◆ Given problem ◆
Only the number is wanted: how many lines of the data contain "this"?

◆ Records provided ◆
____________________
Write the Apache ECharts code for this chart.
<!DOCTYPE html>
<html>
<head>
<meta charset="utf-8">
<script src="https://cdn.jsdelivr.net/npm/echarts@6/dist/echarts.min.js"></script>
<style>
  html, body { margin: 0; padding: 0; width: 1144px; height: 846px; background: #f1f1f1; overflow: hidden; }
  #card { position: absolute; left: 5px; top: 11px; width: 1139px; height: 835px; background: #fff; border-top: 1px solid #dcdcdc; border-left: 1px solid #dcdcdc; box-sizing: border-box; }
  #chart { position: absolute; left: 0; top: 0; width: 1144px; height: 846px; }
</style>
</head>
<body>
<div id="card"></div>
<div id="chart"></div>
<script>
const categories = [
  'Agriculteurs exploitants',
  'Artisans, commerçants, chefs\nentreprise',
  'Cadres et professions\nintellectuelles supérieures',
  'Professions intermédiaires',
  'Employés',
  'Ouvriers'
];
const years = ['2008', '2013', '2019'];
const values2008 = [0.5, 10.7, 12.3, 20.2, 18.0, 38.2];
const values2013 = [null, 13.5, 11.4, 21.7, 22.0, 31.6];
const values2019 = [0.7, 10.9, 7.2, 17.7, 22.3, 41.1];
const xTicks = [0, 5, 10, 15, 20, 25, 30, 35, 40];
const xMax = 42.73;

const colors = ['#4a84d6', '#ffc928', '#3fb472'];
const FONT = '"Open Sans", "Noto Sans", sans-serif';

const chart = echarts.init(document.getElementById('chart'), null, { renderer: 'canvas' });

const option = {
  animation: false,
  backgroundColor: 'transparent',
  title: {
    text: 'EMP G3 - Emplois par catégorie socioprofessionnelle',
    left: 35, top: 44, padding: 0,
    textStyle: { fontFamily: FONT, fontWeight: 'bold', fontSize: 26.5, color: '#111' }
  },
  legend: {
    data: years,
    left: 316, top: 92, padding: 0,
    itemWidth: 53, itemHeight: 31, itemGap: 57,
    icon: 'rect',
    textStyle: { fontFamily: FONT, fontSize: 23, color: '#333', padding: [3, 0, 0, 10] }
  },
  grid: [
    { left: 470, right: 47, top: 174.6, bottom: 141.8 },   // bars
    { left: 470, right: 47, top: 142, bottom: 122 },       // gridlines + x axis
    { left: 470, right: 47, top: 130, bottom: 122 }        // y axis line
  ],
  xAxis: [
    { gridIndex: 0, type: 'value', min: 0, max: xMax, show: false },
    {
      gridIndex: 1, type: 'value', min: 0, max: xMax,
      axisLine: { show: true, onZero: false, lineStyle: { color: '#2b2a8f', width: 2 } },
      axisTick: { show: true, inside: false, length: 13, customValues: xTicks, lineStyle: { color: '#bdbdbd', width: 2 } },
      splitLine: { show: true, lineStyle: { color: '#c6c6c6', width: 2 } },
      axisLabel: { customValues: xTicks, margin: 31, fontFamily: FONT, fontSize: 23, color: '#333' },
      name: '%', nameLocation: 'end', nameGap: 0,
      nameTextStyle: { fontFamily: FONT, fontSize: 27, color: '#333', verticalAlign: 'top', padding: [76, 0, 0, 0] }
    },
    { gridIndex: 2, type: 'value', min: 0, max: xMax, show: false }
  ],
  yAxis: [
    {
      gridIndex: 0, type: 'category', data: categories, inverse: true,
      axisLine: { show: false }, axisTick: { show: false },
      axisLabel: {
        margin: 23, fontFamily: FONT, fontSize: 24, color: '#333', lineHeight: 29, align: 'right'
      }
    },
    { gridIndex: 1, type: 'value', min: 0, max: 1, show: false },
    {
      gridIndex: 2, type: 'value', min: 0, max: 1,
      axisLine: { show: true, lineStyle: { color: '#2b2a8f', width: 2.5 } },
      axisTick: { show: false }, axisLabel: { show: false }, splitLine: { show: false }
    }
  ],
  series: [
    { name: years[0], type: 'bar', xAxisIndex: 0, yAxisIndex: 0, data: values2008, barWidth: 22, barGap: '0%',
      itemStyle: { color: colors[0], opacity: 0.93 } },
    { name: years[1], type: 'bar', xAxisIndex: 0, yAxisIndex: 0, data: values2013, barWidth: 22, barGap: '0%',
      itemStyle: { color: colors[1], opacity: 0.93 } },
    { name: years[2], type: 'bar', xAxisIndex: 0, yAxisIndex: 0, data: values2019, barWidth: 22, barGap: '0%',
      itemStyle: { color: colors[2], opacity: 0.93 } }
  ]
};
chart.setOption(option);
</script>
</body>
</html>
____________________
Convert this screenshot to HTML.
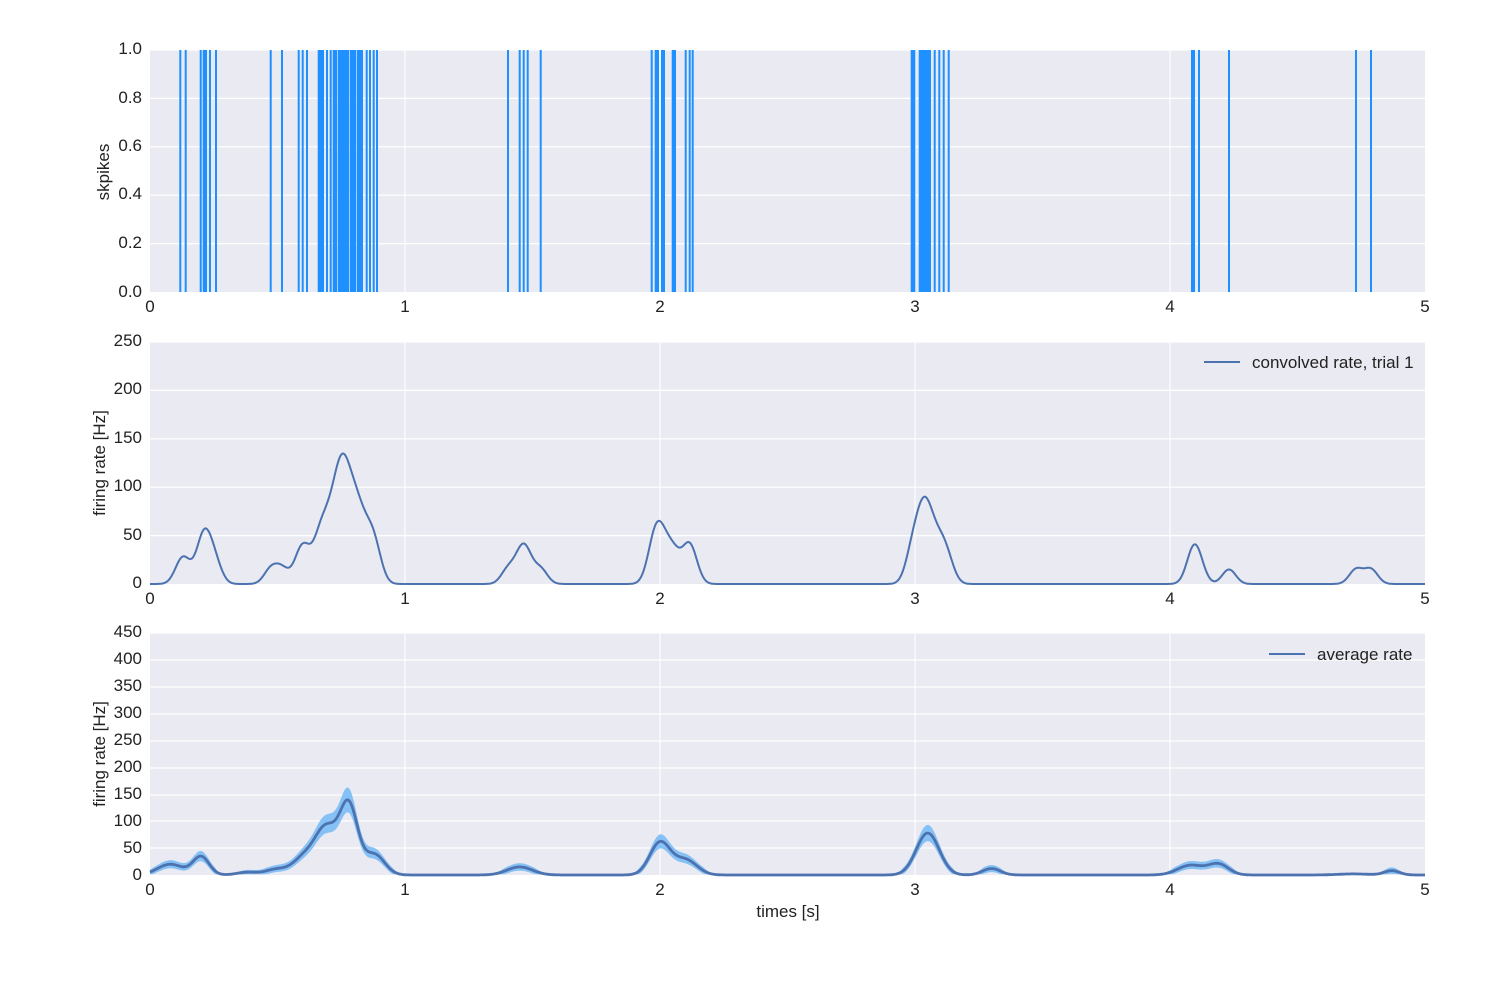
____________________
◆ Expected answer ◆
2